“No, there is not more beauty in Rome than elsewhere, and all these objects which have been continuously admired for generations, which workmen’s hands have mended and restored, signify nothing, are nothing and have no heart and no worth; –but there is much beauty here, because there is much beauty everywhere.”
Rainer Maria Rilke, Letters To A Young Poet

Our bus parked in Caserta and we stood at the foot of an 18th century baroque monstrosity. A grand stair carried us into the belly of the beast–a world of gilded bronze, carved wood, rare stone and lush fabrics. Chandeliers glistened overhead and paintings played upon various themes. Indeed, the kings of Naples built this sanctuary of opulence to impress.
The only thing that the Palace of Caserta impressed upon me was a sense of boredom. Glancing from one embellishment to another, I reflected on the uselessness of the place. Even the most exquisite flourishes at the “Reggia” appear empty and expected, like a stage set without a plot to bring it to life. The handsomely dressed spaces lack their own story–they recall worn out mythology and misplaced wealth. Their state of preservation conveys more about the modern culture of tourism than it does about the royal family’s brief reign.

Similar monuments populate the city of Rome where they continually attract and astonish visitors. Unfortunately, these works of art and architecture wear the weight of their own fame. Reproductions systematically reduce each masterpiece to an icon and diminish our capacity of perception. Filled with expectations, we look at great works for the first time without a sense of discovery.
The Palace of Caserta and the attractions of Rome are beautiful, but they are missing something. It exists in the spaces between these sites. They are small and unimposing things–traces, coincidences, and peculiarities that lurk in every city, revealing more about the human condition than the weary monuments that we to shower with attention.
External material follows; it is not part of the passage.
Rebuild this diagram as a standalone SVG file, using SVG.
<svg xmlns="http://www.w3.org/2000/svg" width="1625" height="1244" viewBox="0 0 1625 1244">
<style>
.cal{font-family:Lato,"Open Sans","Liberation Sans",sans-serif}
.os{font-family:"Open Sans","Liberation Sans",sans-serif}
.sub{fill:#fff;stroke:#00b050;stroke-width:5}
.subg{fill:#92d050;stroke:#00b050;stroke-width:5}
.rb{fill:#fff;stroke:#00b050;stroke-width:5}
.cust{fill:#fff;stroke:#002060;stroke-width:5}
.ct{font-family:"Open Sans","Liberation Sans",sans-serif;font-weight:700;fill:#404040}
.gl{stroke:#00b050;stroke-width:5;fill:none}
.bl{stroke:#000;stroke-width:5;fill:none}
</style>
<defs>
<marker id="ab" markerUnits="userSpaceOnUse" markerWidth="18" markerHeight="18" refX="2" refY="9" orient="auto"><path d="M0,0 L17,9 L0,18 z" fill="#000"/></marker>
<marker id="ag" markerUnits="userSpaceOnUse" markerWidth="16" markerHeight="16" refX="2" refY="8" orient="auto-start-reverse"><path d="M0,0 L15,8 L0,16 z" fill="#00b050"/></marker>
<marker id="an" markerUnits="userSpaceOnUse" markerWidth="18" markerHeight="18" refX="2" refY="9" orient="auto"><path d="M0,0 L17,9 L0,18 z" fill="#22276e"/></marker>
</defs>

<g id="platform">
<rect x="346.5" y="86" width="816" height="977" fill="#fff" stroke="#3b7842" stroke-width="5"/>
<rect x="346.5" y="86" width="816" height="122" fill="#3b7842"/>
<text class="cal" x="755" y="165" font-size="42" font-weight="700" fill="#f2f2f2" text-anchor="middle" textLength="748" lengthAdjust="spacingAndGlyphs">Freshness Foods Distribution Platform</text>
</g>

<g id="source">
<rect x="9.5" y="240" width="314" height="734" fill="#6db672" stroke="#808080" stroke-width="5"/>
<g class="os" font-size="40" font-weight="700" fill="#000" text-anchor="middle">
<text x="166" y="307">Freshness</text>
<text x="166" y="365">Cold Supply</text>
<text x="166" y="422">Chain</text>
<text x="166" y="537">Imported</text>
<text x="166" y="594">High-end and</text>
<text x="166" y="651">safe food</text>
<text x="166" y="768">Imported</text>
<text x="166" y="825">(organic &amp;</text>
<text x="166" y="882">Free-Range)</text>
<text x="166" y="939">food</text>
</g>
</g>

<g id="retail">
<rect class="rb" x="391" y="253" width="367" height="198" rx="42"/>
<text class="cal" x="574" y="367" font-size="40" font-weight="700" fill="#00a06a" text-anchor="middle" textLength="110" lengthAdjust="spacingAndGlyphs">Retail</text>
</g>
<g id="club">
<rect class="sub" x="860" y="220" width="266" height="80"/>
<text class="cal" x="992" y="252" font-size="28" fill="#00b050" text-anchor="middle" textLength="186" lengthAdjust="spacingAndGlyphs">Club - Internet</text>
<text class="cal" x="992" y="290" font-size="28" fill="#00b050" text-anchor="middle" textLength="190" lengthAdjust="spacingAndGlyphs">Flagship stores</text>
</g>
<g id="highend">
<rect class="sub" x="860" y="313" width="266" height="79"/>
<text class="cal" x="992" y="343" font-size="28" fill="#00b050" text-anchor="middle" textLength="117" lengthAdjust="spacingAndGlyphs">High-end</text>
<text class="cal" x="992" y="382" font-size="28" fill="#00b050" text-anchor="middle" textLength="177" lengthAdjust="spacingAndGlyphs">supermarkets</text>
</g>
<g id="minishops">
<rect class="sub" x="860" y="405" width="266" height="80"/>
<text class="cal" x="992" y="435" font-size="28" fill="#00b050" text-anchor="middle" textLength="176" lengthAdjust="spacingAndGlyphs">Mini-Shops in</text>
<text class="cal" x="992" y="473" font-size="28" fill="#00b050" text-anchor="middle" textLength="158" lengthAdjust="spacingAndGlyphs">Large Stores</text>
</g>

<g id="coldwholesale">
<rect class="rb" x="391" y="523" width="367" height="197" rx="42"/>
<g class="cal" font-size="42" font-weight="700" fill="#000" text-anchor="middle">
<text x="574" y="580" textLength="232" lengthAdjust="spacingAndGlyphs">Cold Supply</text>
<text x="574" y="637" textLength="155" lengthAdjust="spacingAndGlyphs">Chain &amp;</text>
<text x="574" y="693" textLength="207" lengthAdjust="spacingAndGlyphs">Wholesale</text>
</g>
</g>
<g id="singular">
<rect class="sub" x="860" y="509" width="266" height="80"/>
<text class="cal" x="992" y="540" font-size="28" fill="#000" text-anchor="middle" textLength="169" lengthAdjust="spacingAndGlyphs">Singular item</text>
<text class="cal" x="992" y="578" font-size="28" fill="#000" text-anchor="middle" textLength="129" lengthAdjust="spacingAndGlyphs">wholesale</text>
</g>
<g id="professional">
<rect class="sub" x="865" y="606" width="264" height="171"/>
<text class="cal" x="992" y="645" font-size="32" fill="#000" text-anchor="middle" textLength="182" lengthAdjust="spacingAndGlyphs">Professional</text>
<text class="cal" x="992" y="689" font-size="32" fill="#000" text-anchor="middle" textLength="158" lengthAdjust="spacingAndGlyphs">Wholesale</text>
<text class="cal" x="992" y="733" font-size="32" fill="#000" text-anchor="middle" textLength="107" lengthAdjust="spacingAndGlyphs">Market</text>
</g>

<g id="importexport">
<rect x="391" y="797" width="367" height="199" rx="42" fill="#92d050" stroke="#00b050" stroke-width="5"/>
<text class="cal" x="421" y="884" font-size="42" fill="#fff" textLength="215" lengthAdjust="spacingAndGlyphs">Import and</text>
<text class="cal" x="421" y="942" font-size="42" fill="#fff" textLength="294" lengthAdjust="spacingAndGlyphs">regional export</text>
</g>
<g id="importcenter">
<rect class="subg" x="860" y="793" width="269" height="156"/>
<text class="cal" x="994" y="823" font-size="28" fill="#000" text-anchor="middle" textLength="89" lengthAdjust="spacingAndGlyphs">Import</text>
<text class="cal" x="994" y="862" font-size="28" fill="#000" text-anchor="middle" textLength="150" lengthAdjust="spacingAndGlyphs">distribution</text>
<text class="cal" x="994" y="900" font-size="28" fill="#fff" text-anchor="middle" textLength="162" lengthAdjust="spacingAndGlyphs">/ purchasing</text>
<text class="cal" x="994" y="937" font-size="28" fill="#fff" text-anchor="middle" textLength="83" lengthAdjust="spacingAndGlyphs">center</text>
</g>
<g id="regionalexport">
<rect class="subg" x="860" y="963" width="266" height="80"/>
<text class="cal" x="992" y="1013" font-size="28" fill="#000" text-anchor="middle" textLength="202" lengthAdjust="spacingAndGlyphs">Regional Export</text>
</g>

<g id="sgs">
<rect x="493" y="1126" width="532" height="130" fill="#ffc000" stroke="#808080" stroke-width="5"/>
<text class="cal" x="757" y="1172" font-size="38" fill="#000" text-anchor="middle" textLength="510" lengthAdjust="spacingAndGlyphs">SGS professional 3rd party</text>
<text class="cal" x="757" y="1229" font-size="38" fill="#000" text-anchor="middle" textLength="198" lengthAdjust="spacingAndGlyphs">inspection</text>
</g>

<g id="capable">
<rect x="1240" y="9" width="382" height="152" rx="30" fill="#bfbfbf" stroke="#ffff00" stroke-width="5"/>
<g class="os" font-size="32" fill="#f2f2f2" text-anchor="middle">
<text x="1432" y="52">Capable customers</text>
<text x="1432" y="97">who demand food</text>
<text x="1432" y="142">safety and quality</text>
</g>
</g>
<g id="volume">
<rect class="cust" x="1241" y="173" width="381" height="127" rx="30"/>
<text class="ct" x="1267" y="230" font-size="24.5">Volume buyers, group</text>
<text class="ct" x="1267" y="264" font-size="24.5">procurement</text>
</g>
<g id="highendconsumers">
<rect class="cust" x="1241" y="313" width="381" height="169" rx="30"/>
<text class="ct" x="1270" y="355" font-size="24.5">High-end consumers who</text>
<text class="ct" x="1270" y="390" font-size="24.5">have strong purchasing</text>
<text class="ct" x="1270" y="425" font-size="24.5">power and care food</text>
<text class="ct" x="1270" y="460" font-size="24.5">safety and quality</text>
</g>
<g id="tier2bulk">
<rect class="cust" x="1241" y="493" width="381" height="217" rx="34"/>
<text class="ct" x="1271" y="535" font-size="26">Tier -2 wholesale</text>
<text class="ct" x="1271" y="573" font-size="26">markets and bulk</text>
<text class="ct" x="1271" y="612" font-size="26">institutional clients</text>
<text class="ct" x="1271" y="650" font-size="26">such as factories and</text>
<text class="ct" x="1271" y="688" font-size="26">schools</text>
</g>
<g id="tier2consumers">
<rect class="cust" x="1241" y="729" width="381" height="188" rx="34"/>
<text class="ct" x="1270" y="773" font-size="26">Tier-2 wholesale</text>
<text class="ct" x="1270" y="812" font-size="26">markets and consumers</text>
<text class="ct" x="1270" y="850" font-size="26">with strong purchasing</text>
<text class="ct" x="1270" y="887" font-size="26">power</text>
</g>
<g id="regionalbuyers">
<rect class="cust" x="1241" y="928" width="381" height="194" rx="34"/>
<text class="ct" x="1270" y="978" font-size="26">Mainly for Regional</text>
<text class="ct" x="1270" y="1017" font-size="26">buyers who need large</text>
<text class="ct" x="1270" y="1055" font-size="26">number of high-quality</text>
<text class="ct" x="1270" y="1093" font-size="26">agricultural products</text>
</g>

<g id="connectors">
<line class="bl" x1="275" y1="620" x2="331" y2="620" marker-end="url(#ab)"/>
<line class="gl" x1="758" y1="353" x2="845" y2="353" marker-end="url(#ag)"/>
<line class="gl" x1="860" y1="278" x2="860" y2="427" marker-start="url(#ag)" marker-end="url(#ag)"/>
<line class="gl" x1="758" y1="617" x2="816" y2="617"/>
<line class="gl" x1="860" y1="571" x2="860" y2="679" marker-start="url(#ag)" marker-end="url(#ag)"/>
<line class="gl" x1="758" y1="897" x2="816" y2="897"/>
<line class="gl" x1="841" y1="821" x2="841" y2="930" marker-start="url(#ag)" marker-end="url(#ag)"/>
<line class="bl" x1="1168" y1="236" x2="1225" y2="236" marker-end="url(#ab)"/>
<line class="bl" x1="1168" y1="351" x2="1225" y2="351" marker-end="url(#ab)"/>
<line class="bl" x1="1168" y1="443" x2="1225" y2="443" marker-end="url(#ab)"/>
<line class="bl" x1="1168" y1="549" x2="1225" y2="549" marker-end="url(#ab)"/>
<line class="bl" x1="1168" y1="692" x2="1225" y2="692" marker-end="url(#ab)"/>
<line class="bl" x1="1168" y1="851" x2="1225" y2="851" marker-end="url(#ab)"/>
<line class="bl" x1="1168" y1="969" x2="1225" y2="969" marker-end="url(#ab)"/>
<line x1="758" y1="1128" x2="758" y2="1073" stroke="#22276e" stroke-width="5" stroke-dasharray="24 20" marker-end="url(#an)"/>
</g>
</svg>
In Rome, bottles churn endlessly at a dam in the Tiber; aggregations of metal locks stand testament to a series of romantic vows; strands of steel from the street cleaning brushes litter the roads; cell phones distract gladiators when business is slow; pasta occupies an entire row at the supermarket; and re-used cobble stones wear the decontextualized paint of pedestrian crosswalks.
Such things are mere traces of a city, but they offer the freshness and excitement of discovery to anyone who cares to notice. They are what I love about this place. The baroque palace at Caserta, I could do without.